Situated between the two squares we have described so far lies the Palazzo della Ragione, an important symbol of the city. It is often referred to as the Salone (the drawing room) and represents one of the largest covered spaces ever created by Italian architecture. The immense room on the upper floor represents a prodigious architectonic achievement, while the spaces on the ground floor were occupied by what could be called the first “shopping mall” in history. The exact date of construction is unknown but in 1166 the lower part of the building already existed. At that time it housed tribunals and financial offices, a role it maintained during the whole period of Venetian domination until 1797 when the offices were transferred and the Salone was opened up to large popular meetings and celebrations. A friar Giovanni degli Eremitani is responsible for the Palazzo we see today with its upper structure (1306-1309). It was badly damaged by a fire in 1420 and the original frecoes by Giotto were destroyed. The building was immediately rebuilt and the three original rooms were joined to make a single enormous hall by the architect Bartolomeo Rizzo, an expert in marine engineering.
In fact the roof recalls the hull of an upturned boat. The hall is 80 m long and 27 m wide and it is covered by a wooden structure which is nearly 40 m high. It is decorated with 500 frescoes depicting astrological and religious themes. Many of them depict images associated with Venice- the Serenissima. A lower tier features animal figures under which judges and notaries would be seated when judging court cases. In fact those who were to be tried would receive a card depicting an animal symbol indicating the position of the judge who was assigned to the case. In this way illiterate people could easily find their judge simply by looking for the corresponding animal. The room also contains a 19th-century wooden horse which was donated to the town by the Capodilista family and numerous clocks and instruments for measuring time. One curiosity: on the floor of the hall you will notice a black and white strip. This indicates the 12th meridian which passes through Padua. On the ground floor, below the hall, there are still many shops selling delicious food, ranging from cheese, cured meats, meat and fish- all signs of an ancient Paduan tradition.

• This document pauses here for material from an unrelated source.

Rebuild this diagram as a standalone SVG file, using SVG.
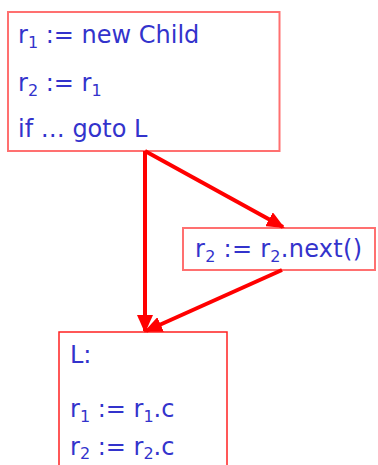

If you carry on from Piazza della Frutta going towards the left, leaving the Salone behind you, you will come to Piazza dei Signori. Its name derives from the fact that in the past the palace of the ruling family of Padua in the 14th century, the Carraresi was situated here. The square is characterised by the facades of its houses with porticoes and terraces decorated with wrought iron balconies. It contains the church of San Clemente, the Palazzo del Capitanio (the Captains Palace), the Torre dell’Orologio (clock tower) whose portico will lead you to the piazza Capitaniato, the site of the Carraresi’s castle, now occupied by palazzo Liviano seat of the Faculty of Letters and Philosophy. On the southern side of the square you will see the elegant 14th century Loggia della Gran Guardia where meetings of the town’s council were once held.